Basically, I think the concept of intelligence is somewhere between a category error and a fallacy of compression.
This may be tangential to your point, but it’s worth remembering that human intelligence has a very special property, which is that it is strongly domain-independent. A person’s ability to solve word puzzles correlates with her ability to solve math puzzles. So you can measure someone’s IQ by giving her a logic puzzle test, and the score will tell you a lot about the person’s general mental capabilities.

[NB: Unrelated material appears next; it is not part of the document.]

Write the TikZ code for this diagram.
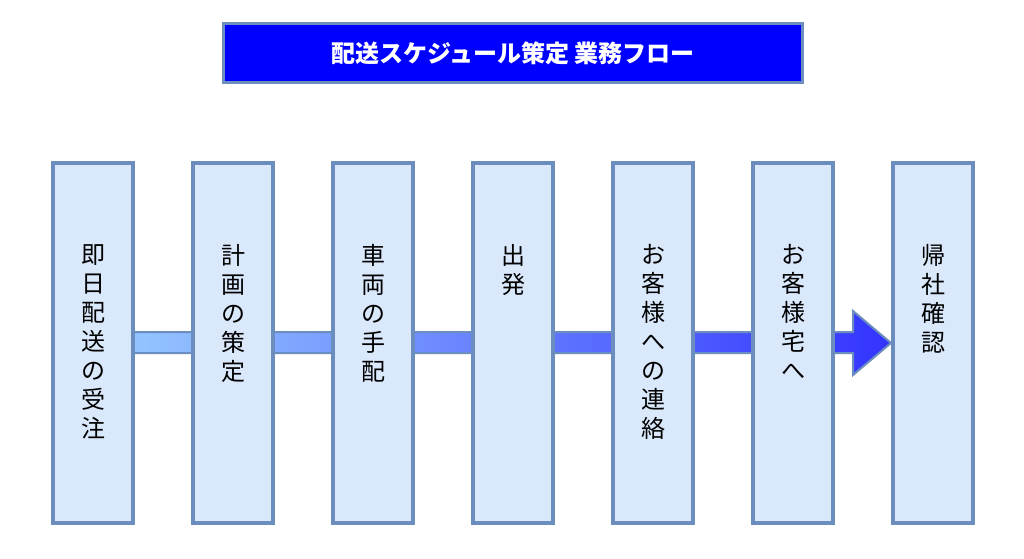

Because of that very special property, people feel more or less comfortable referring to “intelligence” as a tangible thing that impacts the real world. If you had to pick between two doctors to perform a life-or-death operation, and you knew that one had an IQ of 100 and the other an IQ of 160, you would probably go with the latter. Most people would feel comfortable with the statement “Harvard students are smarter than high school dropouts”, and make real-world predictions based on it (e.g a Harvard student is more likely to be able to write a good computer program than a high school dropout, even if the former didn’t study computer science).
The point is that there’s no reason this special domain-independence property of human intelligence should hold for non-human reasoning machines. So while it makes sense to score humans based on this “intelligence” quantity, it might be totally meaningless to attempt to do so for machines.
This may be tangential to your point, but it’s worth remembering that human intelligence has a very special property, which is that it is strongly domain-independent.
Not so fast. Human intelligence is relatively domain independent. But human minds are constantly exploiting known regularities of the environment (by making assumptions) to make better inferences. These reguarities make up a tiny sliver of the Platonic space of generating functions. By (correctly) assuming we’re in that sliver, we vastly improve our capabilities compared to if we were AIXIs lacking that knowledge.
Human intelligence appears strongly domain-indepdent because it generalizes to all the domains that we see. It does not generalize to the full set of computable environments—no intelligence can do that while still performing as well in each as we do in this environment.
Non-human animals are likewise “domain-independently intelligent” for the domains that they exist in. Most humans would die, for example, if dropped in the middle of the desert, ocean, or arctic.
But human minds are constantly exploiting known regularities of the environment (by making assumptions) to make better inferences.
Not just by making assumptions: you can learn (domain-specific) optimizations that don’t introduce new info, but improve ability, allowing to understand more from the info you have (better conceptual pictures for natural science; math).
Another example of how domain-dependent human intelligence actually is, is optical illusions.
Optical illusions are when an image violates an assumption your brain is making to interpret visual data, causing it to misinterpret the image. And remember, this is only going slightly outside of the boundary of the assumptions your brain makes.
This may be tangential to your point, but it’s worth remembering that human intelligence has a very special property, which is that it is strongly domain-independent. A person’s ability to solve word puzzles correlates with her ability to solve math puzzles. So you can measure someone’s IQ by giving her a logic puzzle test, and the score will tell you a lot about the person’s general mental capabilities.
Because of that very special property, people feel more or less comfortable referring to “intelligence” as a tangible thing that impacts the real world. If you had to pick between two doctors to perform a life-or-death operation, and you knew that one had an IQ of 100 and the other an IQ of 160, you would probably go with the latter. Most people would feel comfortable with the statement “Harvard students are smarter than high school dropouts”, and make real-world predictions based on it (e.g a Harvard student is more likely to be able to write a good computer program than a high school dropout, even if the former didn’t study computer science).
The point is that there’s no reason this special domain-independence property of human intelligence should hold for non-human reasoning machines. So while it makes sense to score humans based on this “intelligence” quantity, it might be totally meaningless to attempt to do so for machines.
Not so fast. Human intelligence is relatively domain independent. But human minds are constantly exploiting known regularities of the environment (by making assumptions) to make better inferences. These reguarities make up a tiny sliver of the Platonic space of generating functions. By (correctly) assuming we’re in that sliver, we vastly improve our capabilities compared to if we were AIXIs lacking that knowledge.
Human intelligence appears strongly domain-indepdent because it generalizes to all the domains that we see. It does not generalize to the full set of computable environments—no intelligence can do that while still performing as well in each as we do in this environment.
Non-human animals are likewise “domain-independently intelligent” for the domains that they exist in. Most humans would die, for example, if dropped in the middle of the desert, ocean, or arctic.
Not just by making assumptions: you can learn (domain-specific) optimizations that don’t introduce new info, but improve ability, allowing to understand more from the info you have (better conceptual pictures for natural science; math).
Another example of how domain-dependent human intelligence actually is, is optical illusions.
Optical illusions are when an image violates an assumption your brain is making to interpret visual data, causing it to misinterpret the image. And remember, this is only going slightly outside of the boundary of the assumptions your brain makes.